GF 12/5/2012 | 3:53:36 PM
re: Supercomm: Virtual Gear

Thanks for the excellent post. As a point of clarification, while the costs of the modeling and equipment may, in some cases, be equal to shipping of the equipment (and this depends on the number of products, of course) the virtual solutions are 100% re-usable. That is, they can then be used for the next trade show. And the next, etc., etc.  Once the assets have been created, they are re-used over and over, with no incremental costs. So the cost-benefit is huge, considering that the cost of shipping products (plus drayage, and product acquisition costs, and people expenses to set up/dismantle the equipment) is a per-show expense that has no reuse - the financial advantages of the virtual solution are enormous. Many companies even use this Kaon solution in their sales offices, executive briefing centers, and at a variety of customer/analyst/product launch events - all without incurring any new costs associated with content development. These cost advantages augment the superior customer experiences (being able to inspect and operate on the virtual product models much more easily and completely than taking the physical products apart, for example.)  Marketing and sales personnel also prefer this approach because the detailed benefit/feature product/solution information within these virtual product models provides a concise, consistent, and accurate way to deliver key differentiation knowledge at every customer touch point - regardless of the location.

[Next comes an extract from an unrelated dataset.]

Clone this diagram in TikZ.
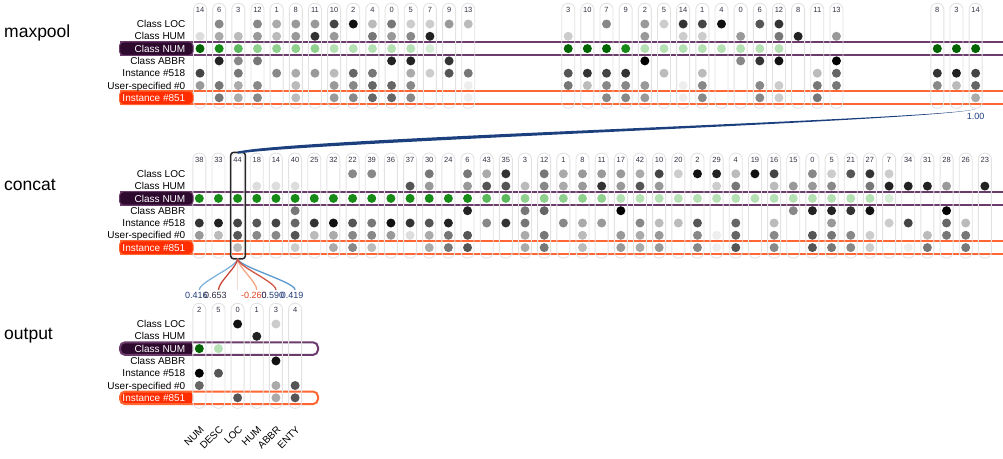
\documentclass[tikz,border=0pt]{standalone}
\usepackage{fontspec}
\setmainfont{Liberation Sans}
\usetikzlibrary{calc}
\definecolor{gE}{HTML}{EEEEEE}\definecolor{gD}{HTML}{DDDDDD}\definecolor{gC}{HTML}{CCCCCC}
\definecolor{gB}{HTML}{BBBBBB}\definecolor{gA}{HTML}{AAAAAA}\definecolor{g9}{HTML}{999999}
\definecolor{g8}{HTML}{888888}\definecolor{g7}{HTML}{777777}\definecolor{g6}{HTML}{666666}
\definecolor{g5}{HTML}{555555}\definecolor{g4}{HTML}{444444}\definecolor{g3}{HTML}{333333}
\definecolor{g2}{HTML}{222222}\definecolor{g1}{HTML}{111111}\definecolor{g0}{HTML}{000000}
\definecolor{N1}{HTML}{D6EED6}\definecolor{N2}{HTML}{B4E0B4}\definecolor{N3}{HTML}{8FD08F}
\definecolor{N4}{HTML}{5CB85C}\definecolor{N5}{HTML}{3A9F3A}\definecolor{N6}{HTML}{178A17}
\definecolor{N7}{HTML}{006400}
\definecolor{capc}{HTML}{E2E2E2}
\definecolor{purp}{HTML}{6B3C6B}
\definecolor{purpdk}{HTML}{2E0A2E}
\definecolor{orl}{HTML}{FF6633}
\definecolor{orfill}{HTML}{FF2D00}
\definecolor{numc}{HTML}{333344}
\definecolor{wpos}{HTML}{1F3B78}
\definecolor{wdark}{HTML}{2A2A40}
\definecolor{wneg}{HTML}{E0441F}
\definecolor{linkc}{HTML}{1C3F7E}
\definecolor{lw0}{HTML}{7FB3DD}\definecolor{lw1}{HTML}{C9473A}\definecolor{lw2}{HTML}{F3DAD2}
\definecolor{lw3}{HTML}{F4A582}\definecolor{lw4}{HTML}{D05545}\definecolor{lw5}{HTML}{5A9ACF}
\tikzset{
  capsule/.style={draw=capc, line width=0.9pt, rounded corners=6.2pt, minimum width=13pt, minimum height=105pt, inner sep=0pt},
  collab/.style={font=\fontsize{7.5}{8}\selectfont, text=numc, inner sep=0pt},
  rowlab/.style={font=\fontsize{10}{11}\selectfont, anchor=base east, inner sep=0pt},
  title/.style={font=\fontsize{17.5}{20}\selectfont, anchor=base west, inner sep=0pt},
  numband/.style={draw=purp, line width=2pt},
  insband/.style={draw=orl, line width=2pt},
  numbox/.style={fill=purpdk, draw=purp, line width=1pt, rounded corners=4pt},
  insbox/.style={fill=orfill, draw=orl, line width=1pt, rounded corners=4pt},
  wlab/.style={font=\fontsize{9}{10}\selectfont, inner sep=0pt},
  clslab/.style={font=\fontsize{10}{11}\selectfont, anchor=east, rotate=45, inner sep=0pt},
  hlbox/.style={draw=black!85, line width=1.5pt, rounded corners=3pt},
  wline/.style={line width=1.3pt},
}
\def\mynone{none}
\newcommand\mydot[3]{\edef\mytmp{#3}\ifx\mytmp\mynone\else\fill[#3] (#1,#2) circle[radius=4.5];\fi}
\newcommand\mycols[4]{%
  \foreach \i/\lab/\ra/\rb/\rc/\rd/\re/\rf/\rg in {#4}{%
    \pgfmathsetmacro\cx{#2+19.16*\i}%
    \node[capsule] (#1-\i) at (\cx,#3+31.8) {};
    \node[collab] (#1-n\i) at (\cx,#3-14.3) {\lab};
    \mydot{\cx}{#3}{\ra}
    \mydot{\cx}{#3+12.3}{\rb}
    \mydot{\cx}{#3+24.6}{\rc}
    \mydot{\cx}{#3+36.9}{\rd}
    \mydot{\cx}{#3+49.2}{\re}
    \mydot{\cx}{#3+61.5}{\rf}
    \mydot{\cx}{#3+73.8}{\rg}
  }}
\newcommand\mybands[1]{%
  \draw[numband] (120,#1+18.4) -- (1003,#1+18.4);
  \draw[numband] (120,#1+30.8) -- (1003,#1+30.8);
  \draw[insband] (120,#1+67.4) -- (1003,#1+67.4);
  \draw[insband] (120,#1+80.2) -- (1003,#1+80.2);
}
\newcommand\mytexts[2]{%
  \node[rowlab] (#2-loc) at (185.5,#1+3.6) {Class LOC};
  \node[rowlab] (#2-hum) at (185.5,#1+15.9) {Class HUM};
  \node[rowlab,text=white] (#2-num) at (185.5,#1+28.2) {Class NUM};
  \node[rowlab] (#2-abbr) at (185.5,#1+40.5) {Class ABBR};
  \node[rowlab] (#2-i518) at (185.5,#1+52.8) {Instance \#518};
  \node[rowlab] (#2-user) at (185.5,#1+65.1) {User-specified \#0};
  \node[rowlab,text=white] (#2-i851) at (185.5,#1+77.4) {Instance \#851};
}
\newcommand\mylabelboxes[1]{%
  \path[numbox] (119.5,#1+17.8) rectangle (193,#1+31.4);
  \path[insbox] (119.5,#1+67.0) rectangle (193,#1+80.6);
}
\begin{document}
\begin{tikzpicture}[x=1pt,y=-1pt]
\useasboundingbox (0,0) rectangle (1003,458);

% titles
\node[title] (t-mp) at (4,37.5) {maxpool};
\node[title] (t-cc) at (4,190.5) {concat};
\node[title] (t-out) at (4,339.5) {output};

% row bands
\mybands{24}
\mybands{173.8}
% output row boxes
\path[fill=purpdk, rounded corners=4pt] (120,342.3) rectangle (193,354.9);
\draw[numband, rounded corners=5pt] (120,342.3) rectangle (318,354.9);
\path[fill=orfill, rounded corners=4pt] (120,391.5) rectangle (193,404.1);
\draw[insband, rounded corners=5pt] (120,391.5) rectangle (318,404.1);

% maxpool columns
\mycols{mpA}{200}{24}{0/14/none/gD/N7/none/g4/g9/none,
1/6/g8/gA/N6/g2/none/g7/g7,
2/3/none/gB/N4/g8/g7/gA/gA,
3/12/g8/g9/N3/g7/none/g8/g8,
4/1/gA/gB/N3/none/g8/none/none,
5/8/g9/g9/N3/none/gA/gB/gB,
6/11/g9/g3/N3/none/g9/none/none,
7/10/g4/g9/N2/none/gB/g9/g9,
8/2/g1/none/N2/none/g6/g8/g8,
9/4/gB/g7/N2/none/g7/g6/g6,
10/0/g7/g9/N2/g2/none/g6/g6,
11/5/gC/g8/N2/g2/gA/g8/g8,
12/7/gC/g2/N1/none/gC/none/none,
13/9/g9/none/none/g3/g5/none/none,
14/13/gB/none/none/none/g7/gE/gE}
\mycols{mpB}{568.2}{24}{0/3/none/gC/N7/none/g5/g7/none,
1/10/none/none/N7/none/g3/gB/none,
2/7/g8/none/N7/none/g4/g8/g8,
3/9/none/none/N6/none/g3/g8/g8,
4/2/g9/g9/N2/g0/none/g9/g9,
5/5/gC/none/N2/none/gB/none/none,
6/14/g3/gC/N2/none/none/gE/gE,
7/1/g4/gC/N2/none/gB/g8/g8,
8/4/g1/none/N2/none/none/none/none,
9/0/none/g9/N2/g8/none/none/none,
10/6/g5/none/N2/g3/none/g8/g8,
11/12/g3/g7/N2/g1/none/gC/gC,
12/8/none/g2/none/none/none/none/none,
13/11/none/none/none/none/gB/g7/g7,
14/13/none/g9/none/g0/g6/g7/none}
\mycols{mpC}{937.3}{24}{0/8/none/none/N7/none/g3/g8/none,
1/3/none/none/N7/none/g2/gB/none,
2/14/none/none/N7/none/g4/g6/gA}

% concat columns
\mycols{cc}{199.3}{173.8}{0/38/none/none/N6/none/g3/g9/none,
1/33/none/none/N6/none/g2/gB/none,
2/44/none/none/N6/none/g4/g5/gB,
3/18/none/gD/N6/none/g5/g8/none,
4/14/none/gD/N6/none/g4/g8/none,
5/40/none/gD/N6/g7/g6/g5/gC,
6/25/none/none/N6/none/g3/gB/none,
7/32/none/none/N6/none/g1/gA/gA,
8/22/g8/none/N6/none/g5/g8/g8,
9/39/g8/none/N6/none/g7/g8/gB,
10/36/none/none/N6/none/g1/g9/none,
11/37/none/g5/N6/none/g3/gD/none,
12/30/g7/g9/N6/none/g5/gA/gA,
13/24/none/none/N6/none/g2/g7/g7,
14/6/g7/g9/N6/g2/none/g5/g5,
15/43/gA/g5/N4/none/g8/none/none,
16/35/g3/g5/N4/none/g3/none/none,
17/3/none/gB/N3/g7/g7/gA/gA,
18/12/g7/g8/N3/g6/none/g7/g7,
19/1/gA/gA/N3/none/g8/none/none,
20/8/g9/g9/N3/none/gA/gB/gB,
21/11/g9/g3/N3/none/g9/none/none,
22/17/g9/g9/N2/g0/none/g9/g9,
23/42/gA/g5/N2/none/g8/gA/gA,
24/10/g4/g9/N2/none/gB/g9/g9,
25/20/gC/none/N2/none/gB/none/none,
26/2/g1/none/N2/none/g5/g8/g8,
27/29/g2/gC/N2/none/none/gE/gE,
28/4/gB/g7/N2/none/g6/g6/g5,
29/19/g1/none/N2/none/none/none/none,
30/16/g4/gB/N2/none/gB/g8/g8,
31/15/none/g9/N2/g8/none/none/none,
32/0/g8/g9/N2/g2/none/g5/g5,
33/5/gC/g8/N2/g2/g9/g7/g7,
34/21/g5/none/N2/g3/none/g8/g8,
35/27/g3/g7/N2/g1/none/gC/gC,
36/7/gC/g2/N1/none/gC/none/none,
37/34/none/g2/none/none/g4/none/gE,
38/31/none/g2/none/none/none/gB/g7,
39/28/none/g9/none/g0/g6/g7/none,
40/26/none/none/none/none/gB/g7/g7,
41/23/none/g2/none/none/none/none/none}

% output columns
\mycols{out}{199.3}{324}{0/2/none/none/N7/none/g0/g6/none,
1/5/none/none/N2/none/g5/none/none,
2/0/g1/none/none/none/none/none/g5,
3/1/none/g2/none/none/none/none/none,
4/3/gC/none/none/g1/none/gA/gA,
5/4/none/none/none/none/none/g5/g5}

% row labels
\mylabelboxes{24}
\mylabelboxes{173.8}
\mytexts{24}{mpl}
\mytexts{173.8}{ccl}
\mytexts{324}{outl}

% highlighted concat column
\draw[hlbox] ($(cc-2.north west)+(0,-0.3)$) rectangle ($(cc-2.south east)+(0.8,0.3)$);

% maxpool -> concat link
\fill[linkc] (mpC-2.south) .. controls +(-15,10) and +(62,-14) .. ($(cc-2.north)+(0,-1.1)$)
  -- ($(cc-2.north)+(0,1.1)$) .. controls +(62,-11) and +(-15,11) .. (mpC-2.south) -- cycle;
\node[wlab,text=linkc] (w-link) at ($(mpC-2.south)+(0,7.5)$) {1.00};

% concat -> output weights
\foreach \j/\c in {2/lw2,0/lw0,3/lw3,5/lw5,1/lw1,4/lw4}{
  \draw[wline,draw=\c] (cc-2.south) .. controls +(0,8) and +(0,-8) .. ($(out-\j.north)+(0,-13)$);
}
\node[wlab,text=wpos] (w-0) at ($(out-0.north)+(-3,-7)$) {0.416};
\node[wlab,text=wdark] (w-1) at ($(out-1.north)+(-3,-7)$) {0.653};
\node[wlab,text=wneg] (w-3) at ($(out-3.north)+(-3,-7)$) {-0.260};
\node[wlab,text=wpos] (w-4) at ($(out-4.north)+(-3,-7)$) {0.590};
\node[wlab,text=wpos] (w-5) at ($(out-5.north)+(-3,-7)$) {0.419};

% class names under output
\node[clslab] (c-0) at ($(out-0.south)+(3,19)$) {NUM};
\node[clslab] (c-1) at ($(out-1.south)+(3,19)$) {DESC};
\node[clslab] (c-2) at ($(out-2.south)+(3,19)$) {LOC};
\node[clslab] (c-3) at ($(out-3.south)+(3,19)$) {HUM};
\node[clslab] (c-4) at ($(out-4.south)+(3,19)$) {ABBR};
\node[clslab] (c-5) at ($(out-5.south)+(3,19)$) {ENTY};
\end{tikzpicture}
\end{document}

In the interests of full disclosure, this post comes from a Kaon employee.

digits 12/5/2012 | 3:53:41 PM
re: Supercomm: Virtual Gear

It was the same at Broadband World Forum -- there were a lot of people there but few were on the show floor. Folk were there to meet up - that's why having some genuinely interesting presentations, decent coffee, great Internet access, and a decent number of people are the key ingredients these days for a good show.